A história do Livre – morrer sem ter chegado a nascer
Nada contra Joacine. Ou seja, sim, ela era a cabeça de lista por Lisboa e ganhou. Mas o Livre já existia antes de Joacine, baseado numa sólida ideia política de Rui Tavares. E hoje o contraste à vista no Parlamento é gritante. Um dos fundadores, Ricardo Alves, que esta semana se demitiu, sintetizou aqui no DN as razões pelas quais não continuará: o Livre já não tem ao centro a ecologia, a Europa e os direitos laborais. O que é hoje o Livre?
Pedir a Joacine Moreira para sair exige fundamentação. É preciso ir então à história, que começa em setembro de 2013. Rui Tavares, eurodeputado filiado nos "Greens", lança a ideia de se criar um movimento novo à esquerda. Recordemo-nos que Portugal estava destroçado, sob o efeito da Troika, e no PS estava António José Seguro, claramente sem chama para fazer frente à maioria PSD/CDS. O Bloco acabava por não colocar no centro do seu combate político temáticas tão essenciais como o ambiente, além de ser contra a manutenção de Portugal no euro.
Rui Tavares trouxe estes temas para a agenda - uma esquerda verde e europeísta.
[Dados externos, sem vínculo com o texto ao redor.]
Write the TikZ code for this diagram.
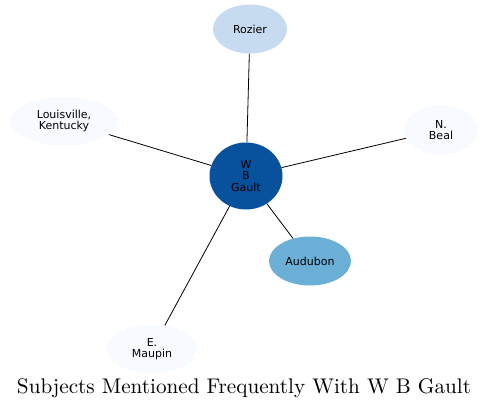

Perdeu a eleição para o Parlamento Europeu em 2014 mas as ideias faziam sentido. O sucesso nacional do PAN, mais tarde, é um bom exemplo de como as causas ambientais precisavam de novos protagonistas.
Entretanto, outra das ideias do Livre nas eleições em 2015 era a de que faltava uma união à Esquerda (Rui Tavares ficou como o pai da Geringonça avant la lettre). Como se viu, o diagnóstico estava certo, apesar de não ter conseguido a eleição por Lisboa.
Assim chegamos às Europeias de 2019, onde o Livre tem o melhor resultado de sempre, mas não conseguiu eleger nenhum deputado. É neste momento que o seu fundador olha para a política com o despojamento que lhe é reconhecido e recusa ser cabeça de lista em Lisboa - só porque foi cabeça de lista para o Parlamento Europeu. E esta decisão revela-se hoje trágica, por melhor que tenha sido a intenção.
Em outubro último o Livre consegue eleger um deputado por Lisboa. Só que os princípios ideológicos representados no Parlamento por Joacine Moreira, sendo importantes, não são a matriz primacial da fundação do Livre. E quando ela é a única deputada, o partido confunde-se com ela.
É verdade que as regras abertas e democráticas do partido colocaram Joacine como cabeça de lista por Lisboa. Mas quando ela não sabe de que lado está um partido como o Livre numa questão como a de Israel/Palestina, não há mais nada a dizer.
É nessa medida que o Livre e o Parlamento tinham muito a ganhar com um ato de grande generosidade: Joacine devia ceder o lugar a um dos candidatos a deputados seguintes na lista por Lisboa e cuja consistência política pudesse ser colocada ao serviço da ideia fundadora do partido.
As intenções de Joacine Moreira, por melhores que sejam, podem matar um projeto político generoso e diferente - e onde também ela pode ter um papel. Mas o diagnóstico é claro: ou o Livre regressa à origem, ou morreu. Joacine, escolha por favor.